Car dealership that passed off racial slurs as ‘banter’ loses discrimination claim

Salesman claimed co-workers swore about him in Urdu and Hindi and nicknamed him ‘Apu’

A car dealership that dismissed racist language used against one of its employees as “banter” has lost claims for direct racial discrimination and victimisation at Birmingham employment tribunal

Mr N. B., who identifies as Asian, starting working for car dealership Listers Group as a sales executive at its Coventry Audi showroom in August 2011. In late 2016, he had to bring his two young children to the showroom after his childcare fell through, causing an important customer to complain. Following the complaint, B said the attitude of his coworkers changed, triggering a series of events that led to his resignation.

B was signed off as unfit for work on 28 January 2017, and did not return before his employment had been terminated. He submitted a lengthy grievance letter on the same day, alleging bullying and harassment, sex and race discrimination, breaches of health and safety, and a failure to make reasonable adjustments. 

Among the allegations were claims colleagues had referred to him as ‘Apu’ – referencing the character in The Simpsons – made racial jokes, gestures and accents when speaking to or near him, and passed offensive remarks such as “a ma chaud” and “a pane chaud” – phrases that translate to “motherfucker” and “sister fucker” in Urdu and Hindi. He claimed the comments had been dismissed as “banter” by his colleagues, who told him he was being annoying when he sought help. 

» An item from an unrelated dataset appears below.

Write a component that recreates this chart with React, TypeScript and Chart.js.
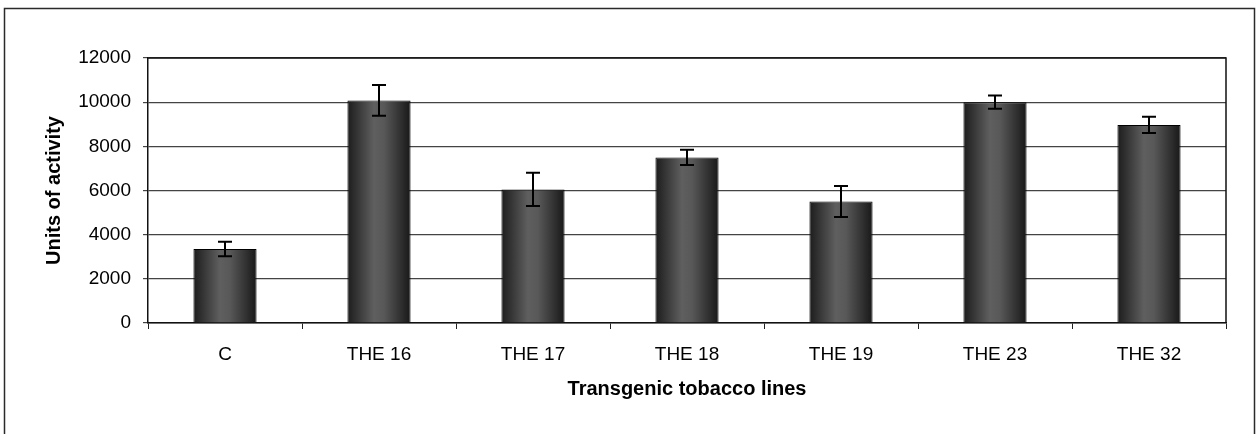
import React, { useEffect, useRef } from "react";
import { Chart, registerables } from "chart.js";

Chart.register(...registerables);

const categories = ["C", "THE 16", "THE 17", "THE 18", "THE 19", "THE 23", "THE 32"];
const activity = [3350, 10080, 6050, 7500, 5500, 10000, 8970];
const errors = [330, 700, 750, 350, 700, 300, 370];
const yTicks = [0, 2000, 4000, 6000, 8000, 10000, 12000];

const FONT = "'Liberation Sans', Arial, sans-serif";

const gradientPlugin = {
  id: "barGradient",
  beforeDatasetsDraw(chart: any) {
    const ctx = chart.ctx;
    const meta = chart.getDatasetMeta(0);
    meta.data.forEach((el: any) => {
      const x0 = el.x - el.width / 2;
      const x1 = el.x + el.width / 2;
      const g = ctx.createLinearGradient(x0, 0, x1, 0);
      g.addColorStop(0, "#1c1c1c");
      g.addColorStop(0.42, "#5f5f5f");
      g.addColorStop(0.58, "#585858");
      g.addColorStop(1, "#181818");
      el.options = Object.assign({}, el.options, { backgroundColor: g });
    });
  },
};

const errorBarPlugin = {
  id: "errorBars",
  afterDatasetsDraw(chart: any) {
    const ctx = chart.ctx;
    const y = chart.scales.y;
    const meta = chart.getDatasetMeta(0);
    ctx.save();
    ctx.strokeStyle = "#000";
    ctx.lineWidth = 2;
    meta.data.forEach((el: any, i: number) => {
      const top = y.getPixelForValue(activity[i] + errors[i]);
      const bot = y.getPixelForValue(activity[i] - errors[i]);
      const cx = el.x;
      ctx.beginPath();
      ctx.moveTo(cx, top);
      ctx.lineTo(cx, bot);
      ctx.moveTo(cx - 7, top);
      ctx.lineTo(cx + 7, top);
      ctx.moveTo(cx - 7, bot);
      ctx.lineTo(cx + 7, bot);
      ctx.stroke();
    });
    ctx.restore();
  },
};

const framePlugin = {
  id: "frame",
  beforeDraw(chart: any) {
    const ctx = chart.ctx;
    ctx.save();
    ctx.fillStyle = "#fff";
    ctx.fillRect(0, 0, chart.width, chart.height);
    ctx.restore();
  },
  afterDraw(chart: any) {
    const ctx = chart.ctx;
    const a = chart.chartArea;
    ctx.save();
    ctx.strokeStyle = "#2a2a2a";
    ctx.lineWidth = 1.5;
    ctx.strokeRect(4.5, 8.5, 1250, 440);
    ctx.strokeStyle = "#111";
    ctx.lineWidth = 1.5;
    ctx.beginPath();
    ctx.moveTo(a.left, a.top);
    ctx.lineTo(a.right, a.top);
    ctx.lineTo(a.right, a.bottom);
    ctx.stroke();
    ctx.restore();
  },
};

export default function App() {
  const ref = useRef<HTMLCanvasElement | null>(null);

  useEffect(() => {
    if (!ref.current) return;
    const chart = new Chart(ref.current, {
      type: "bar",
      data: {
        labels: categories,
        datasets: [
          {
            data: activity,
            backgroundColor: "#444",
            borderColor: "#000",
            borderWidth: 1,
            barPercentage: 0.41,
            categoryPercentage: 1,
          },
        ],
      },
      options: {
        responsive: false,
        animation: false,
        devicePixelRatio: 1,
        layout: { padding: { left: 0, top: 58, right: 30, bottom: 0 } },
        plugins: {
          legend: { display: false },
          tooltip: { enabled: false },
        },
        scales: {
          x: {
            offset: true,
            grid: {
              display: true,
              drawOnChartArea: false,
              drawTicks: true,
              tickLength: 6,
              color: "#222",
              offset: true,
            },
            border: { display: true, color: "#111", width: 1.5 },
            ticks: {
              color: "#000",
              font: { family: FONT, size: 19 },
              padding: 14,
              maxRotation: 0,
            },
            title: {
              display: true,
              text: "Transgenic tobacco lines",
              color: "#000",
              font: { family: FONT, size: 20, weight: "bold" },
              padding: { top: 0, bottom: 33 },
            },
            afterFit(s: any) {
              s.height = 111;
            },
          },
          y: {
            min: 0,
            max: 12000,
            afterBuildTicks(s: any) {
              s.ticks = yTicks.map((v) => ({ value: v }));
            },
            grid: {
              color: "#444",
              lineWidth: 1.2,
              tickLength: 5,
              drawTicks: true,
            },
            border: { display: true, color: "#111", width: 1.5 },
            ticks: {
              color: "#000",
              font: { family: FONT, size: 19 },
              padding: 12,
              callback: (v: any) => String(v),
            },
            title: {
              display: true,
              text: "Units of activity",
              color: "#000",
              font: { family: FONT, size: 20, weight: "bold" },
              padding: { top: 42, bottom: 0 },
            },
            afterFit(s: any) {
              s.width = 148;
            },
          },
        },
      },
      plugins: [framePlugin, gradientPlugin, errorBarPlugin],
    } as any);
    return () => chart.destroy();
  }, []);

  return (
    <div style={{ position: "fixed", left: 0, top: 0, width: 1256, height: 434, background: "#fff" }}>
      <canvas ref={ref} width={1256} height={434} style={{ width: 1256, height: 434, display: "block" }} />
    </div>
  );
}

B's grievance was processed by head of human resources, Phillip Graddon, during which B sought to raise fresh allegations. However, during the grievance process, he was not directly asked about the allegations of racially motivated comments. Instead, the process focused on other less severe allegations, despite Graddon admitting to the tribunal the “chaud” comments were potentially highly offensive and he had failed to look into the issue. 

The grievance outcome only partially upheld one allegation – an incident where a colleague had sworn at B in English. During later investigations by the organisation’s operations director, Tim Bradshaw, the “chaud” allegation was again rejected, despite evidence from another colleague who said she had heard the phrases being directed towards B. 

Bradshaw suggested B had been complicit in the situation. However, the only evidence to support this came from the main perpetrator, who was ultimately dismissed for gross misconduct over the comments. A grievance appeal brought by B continued to dismiss the remarks as banter.

At tribunal, B made 13 allegations of less favourable treatment, including that he had been denied opportunities because of his race, a claim of harassment related to race, victimisation and a constructive unfair dismissal claim. 

The tribunal decided B had suffered victimisation because of failings in the grievance process, while Listers Group had breached the implied term of trust and confidence in employment with a number of inappropriate actions.

Listers Group maintained at tribunal the offensive comments were not racially motivated and effectively no different from other forms of banter in the workplace. Employment judge Broughton described this stance as “almost wilful blindness”. 

“It seems to us that if individuals swear in a particular language that can only be understood by those of a particular race and those individuals take offence, then that must be less favourable treatment because of race. It is targeted in terms of the audience, whether consciously or not,” the judgment read.

However, Broughton added B was a highly unreliable witness, stating: “As with many of [the claimant’s] allegations, over time they appear to have been exaggerated and embellished as was the alleged effect that they had on him.” 

In particular, his claims he had been referred to as “Apu” were dismissed, as the complaint did not form part of his original allegation and there were no reliable witnesses. The judge also rejected B's claims for constructive unfair dismissal and notice pay. 

The tribunal concluded the only possible award could be for injury to feelings, and that any successful claims should be considered in the context of B’s exaggerations. A provisional remedy hearing has been scheduled in case the two parties cannot come to an agreement on their own.